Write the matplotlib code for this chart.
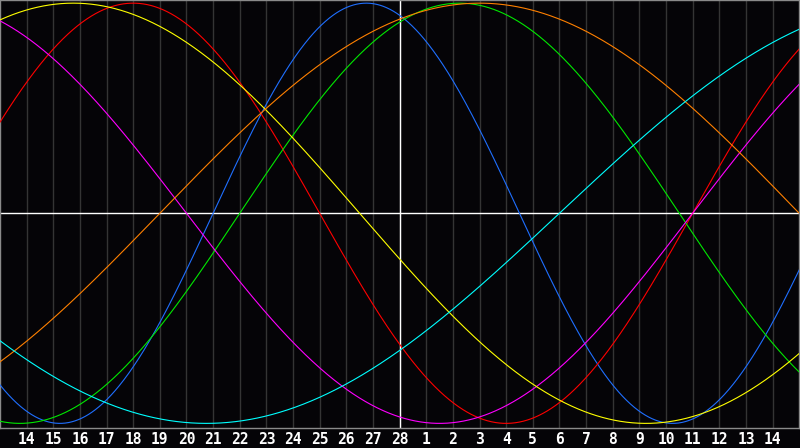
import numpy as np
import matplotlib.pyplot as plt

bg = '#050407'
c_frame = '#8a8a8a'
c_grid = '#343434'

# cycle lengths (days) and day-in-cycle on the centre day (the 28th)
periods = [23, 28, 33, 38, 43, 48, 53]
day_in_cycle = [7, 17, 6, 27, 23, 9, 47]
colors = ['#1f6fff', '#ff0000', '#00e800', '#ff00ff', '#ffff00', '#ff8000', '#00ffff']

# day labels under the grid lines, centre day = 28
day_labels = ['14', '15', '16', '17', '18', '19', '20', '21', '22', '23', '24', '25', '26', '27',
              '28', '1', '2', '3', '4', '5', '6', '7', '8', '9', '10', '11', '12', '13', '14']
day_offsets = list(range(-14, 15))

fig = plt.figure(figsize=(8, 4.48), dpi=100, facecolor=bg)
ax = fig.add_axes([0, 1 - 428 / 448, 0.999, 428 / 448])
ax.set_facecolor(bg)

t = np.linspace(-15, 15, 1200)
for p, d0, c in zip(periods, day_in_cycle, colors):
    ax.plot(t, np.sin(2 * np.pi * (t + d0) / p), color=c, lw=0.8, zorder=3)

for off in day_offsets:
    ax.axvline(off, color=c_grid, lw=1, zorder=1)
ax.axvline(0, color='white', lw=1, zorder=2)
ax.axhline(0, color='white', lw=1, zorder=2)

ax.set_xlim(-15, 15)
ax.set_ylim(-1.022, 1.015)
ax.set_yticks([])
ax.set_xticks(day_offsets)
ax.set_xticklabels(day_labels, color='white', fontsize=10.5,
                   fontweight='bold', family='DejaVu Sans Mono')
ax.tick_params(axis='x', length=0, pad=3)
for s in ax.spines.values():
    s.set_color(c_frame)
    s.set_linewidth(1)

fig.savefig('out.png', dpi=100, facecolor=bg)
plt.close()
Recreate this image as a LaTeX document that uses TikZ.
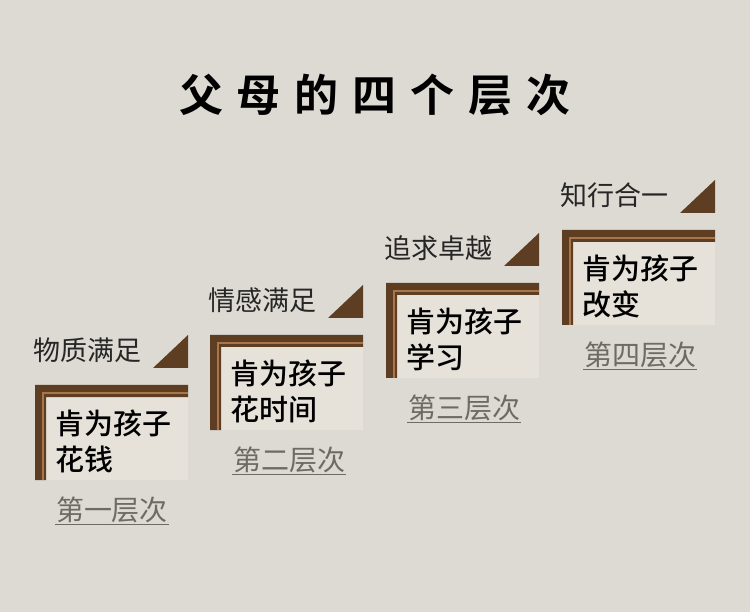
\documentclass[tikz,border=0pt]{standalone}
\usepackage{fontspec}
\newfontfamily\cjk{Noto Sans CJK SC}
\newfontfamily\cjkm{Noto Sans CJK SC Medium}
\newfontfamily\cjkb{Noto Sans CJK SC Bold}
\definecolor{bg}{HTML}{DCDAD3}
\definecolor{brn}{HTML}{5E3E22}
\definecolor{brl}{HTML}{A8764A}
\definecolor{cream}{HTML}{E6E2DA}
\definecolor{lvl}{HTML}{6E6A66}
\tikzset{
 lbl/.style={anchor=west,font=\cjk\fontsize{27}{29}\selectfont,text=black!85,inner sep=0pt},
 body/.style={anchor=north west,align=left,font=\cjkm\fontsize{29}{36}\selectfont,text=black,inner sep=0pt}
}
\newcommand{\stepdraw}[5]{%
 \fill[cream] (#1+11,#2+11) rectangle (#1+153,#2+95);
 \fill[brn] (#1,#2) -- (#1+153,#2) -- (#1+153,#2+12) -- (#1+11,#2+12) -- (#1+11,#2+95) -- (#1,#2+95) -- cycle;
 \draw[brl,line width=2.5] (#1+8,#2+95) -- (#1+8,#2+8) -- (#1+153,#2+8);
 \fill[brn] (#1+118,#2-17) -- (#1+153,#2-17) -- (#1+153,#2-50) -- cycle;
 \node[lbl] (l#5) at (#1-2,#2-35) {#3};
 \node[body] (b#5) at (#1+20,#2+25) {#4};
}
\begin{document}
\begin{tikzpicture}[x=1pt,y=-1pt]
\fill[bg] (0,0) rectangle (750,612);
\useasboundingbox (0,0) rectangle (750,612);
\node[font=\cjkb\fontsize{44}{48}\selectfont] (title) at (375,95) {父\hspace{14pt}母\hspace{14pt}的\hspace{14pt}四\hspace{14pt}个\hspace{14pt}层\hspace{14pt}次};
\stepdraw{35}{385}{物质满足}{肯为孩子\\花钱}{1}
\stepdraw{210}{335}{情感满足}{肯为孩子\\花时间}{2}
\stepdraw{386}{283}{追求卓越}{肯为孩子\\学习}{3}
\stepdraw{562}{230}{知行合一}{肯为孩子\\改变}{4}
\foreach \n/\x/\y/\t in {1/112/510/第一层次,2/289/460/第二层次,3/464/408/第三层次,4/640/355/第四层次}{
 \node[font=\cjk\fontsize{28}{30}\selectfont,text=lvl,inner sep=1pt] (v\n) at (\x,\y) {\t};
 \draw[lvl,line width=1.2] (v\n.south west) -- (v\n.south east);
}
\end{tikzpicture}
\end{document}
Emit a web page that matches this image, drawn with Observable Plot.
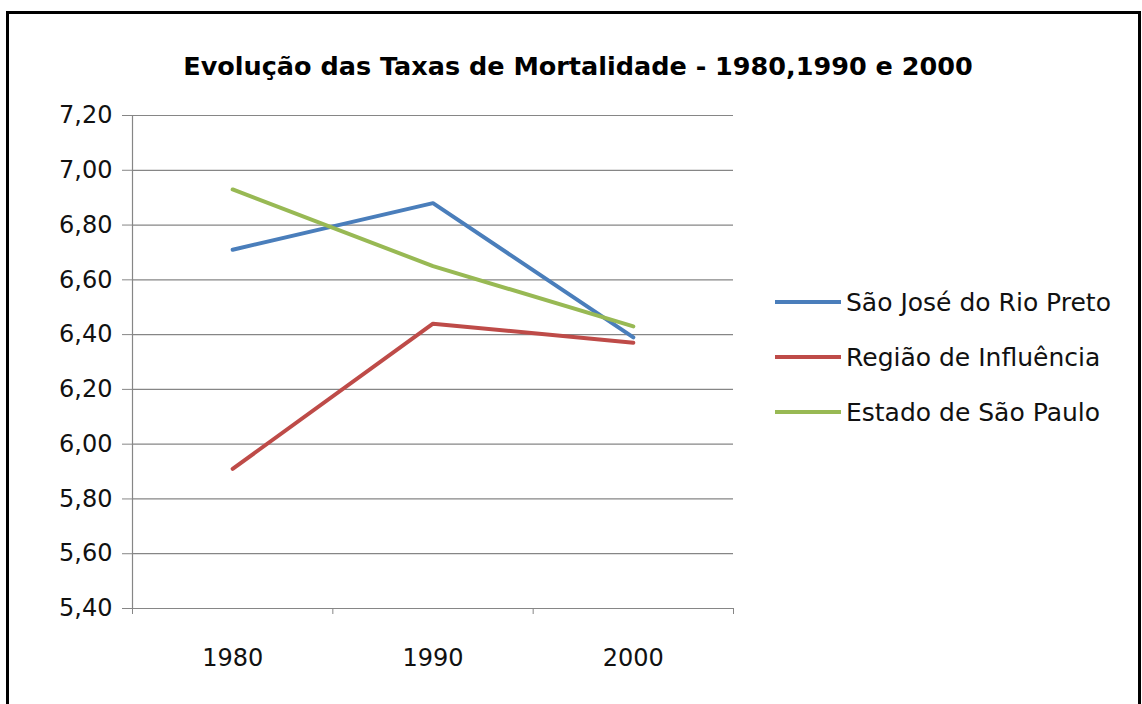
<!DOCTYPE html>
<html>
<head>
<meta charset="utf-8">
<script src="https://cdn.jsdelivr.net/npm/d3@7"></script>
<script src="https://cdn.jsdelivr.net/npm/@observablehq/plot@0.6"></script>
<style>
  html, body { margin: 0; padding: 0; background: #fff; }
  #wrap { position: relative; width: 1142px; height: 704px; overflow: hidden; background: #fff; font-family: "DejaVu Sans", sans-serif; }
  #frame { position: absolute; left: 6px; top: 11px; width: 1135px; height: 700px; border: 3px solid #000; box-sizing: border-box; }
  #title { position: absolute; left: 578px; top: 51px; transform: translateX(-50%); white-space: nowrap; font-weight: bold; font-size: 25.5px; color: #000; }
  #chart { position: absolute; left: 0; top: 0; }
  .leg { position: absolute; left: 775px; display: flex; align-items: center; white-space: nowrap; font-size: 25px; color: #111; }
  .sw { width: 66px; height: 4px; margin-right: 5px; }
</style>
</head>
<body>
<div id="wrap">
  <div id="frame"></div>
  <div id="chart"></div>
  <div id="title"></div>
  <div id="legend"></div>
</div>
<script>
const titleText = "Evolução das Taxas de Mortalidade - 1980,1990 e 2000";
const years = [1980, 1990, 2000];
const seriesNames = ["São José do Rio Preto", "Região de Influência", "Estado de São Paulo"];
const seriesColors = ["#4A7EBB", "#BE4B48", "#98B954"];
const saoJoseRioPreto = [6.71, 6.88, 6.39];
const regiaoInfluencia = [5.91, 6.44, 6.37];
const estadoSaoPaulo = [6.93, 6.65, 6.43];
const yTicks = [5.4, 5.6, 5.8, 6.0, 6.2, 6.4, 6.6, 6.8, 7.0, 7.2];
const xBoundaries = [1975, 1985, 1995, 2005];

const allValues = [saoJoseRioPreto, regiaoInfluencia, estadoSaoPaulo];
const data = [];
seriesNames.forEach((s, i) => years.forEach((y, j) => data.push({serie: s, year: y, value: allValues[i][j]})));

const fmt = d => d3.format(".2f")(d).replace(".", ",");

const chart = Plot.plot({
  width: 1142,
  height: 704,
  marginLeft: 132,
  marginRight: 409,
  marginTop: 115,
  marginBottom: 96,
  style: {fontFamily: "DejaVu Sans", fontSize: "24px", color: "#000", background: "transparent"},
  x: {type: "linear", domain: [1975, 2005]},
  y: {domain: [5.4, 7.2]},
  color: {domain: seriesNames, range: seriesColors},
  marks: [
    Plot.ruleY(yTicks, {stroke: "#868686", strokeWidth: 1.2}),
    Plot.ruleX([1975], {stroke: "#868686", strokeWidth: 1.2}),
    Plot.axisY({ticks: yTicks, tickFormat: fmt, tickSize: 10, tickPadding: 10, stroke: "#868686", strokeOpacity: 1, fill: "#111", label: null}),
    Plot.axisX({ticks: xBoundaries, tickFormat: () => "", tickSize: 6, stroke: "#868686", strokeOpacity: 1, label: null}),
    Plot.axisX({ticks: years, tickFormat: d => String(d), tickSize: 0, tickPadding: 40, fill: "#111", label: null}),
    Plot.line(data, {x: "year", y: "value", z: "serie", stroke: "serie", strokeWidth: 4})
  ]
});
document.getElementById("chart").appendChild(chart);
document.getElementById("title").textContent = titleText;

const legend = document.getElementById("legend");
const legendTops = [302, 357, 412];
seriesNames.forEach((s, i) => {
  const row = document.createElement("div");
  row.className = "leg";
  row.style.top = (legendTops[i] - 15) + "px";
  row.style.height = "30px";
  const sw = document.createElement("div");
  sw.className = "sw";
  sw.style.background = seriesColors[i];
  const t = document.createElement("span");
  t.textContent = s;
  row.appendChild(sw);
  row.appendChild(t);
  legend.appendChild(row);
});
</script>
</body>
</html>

* Written problem
Repeat the lines of the listing above verbatim, beginning at its first line and ending at the line containing "c_grid = '#343434'", which is included. Omit pictures.

* Worked answer
Write the matplotlib code for this chart.
import numpy as np
import matplotlib.pyplot as plt

bg = '#050407'
c_frame = '#8a8a8a'
c_grid = '#343434'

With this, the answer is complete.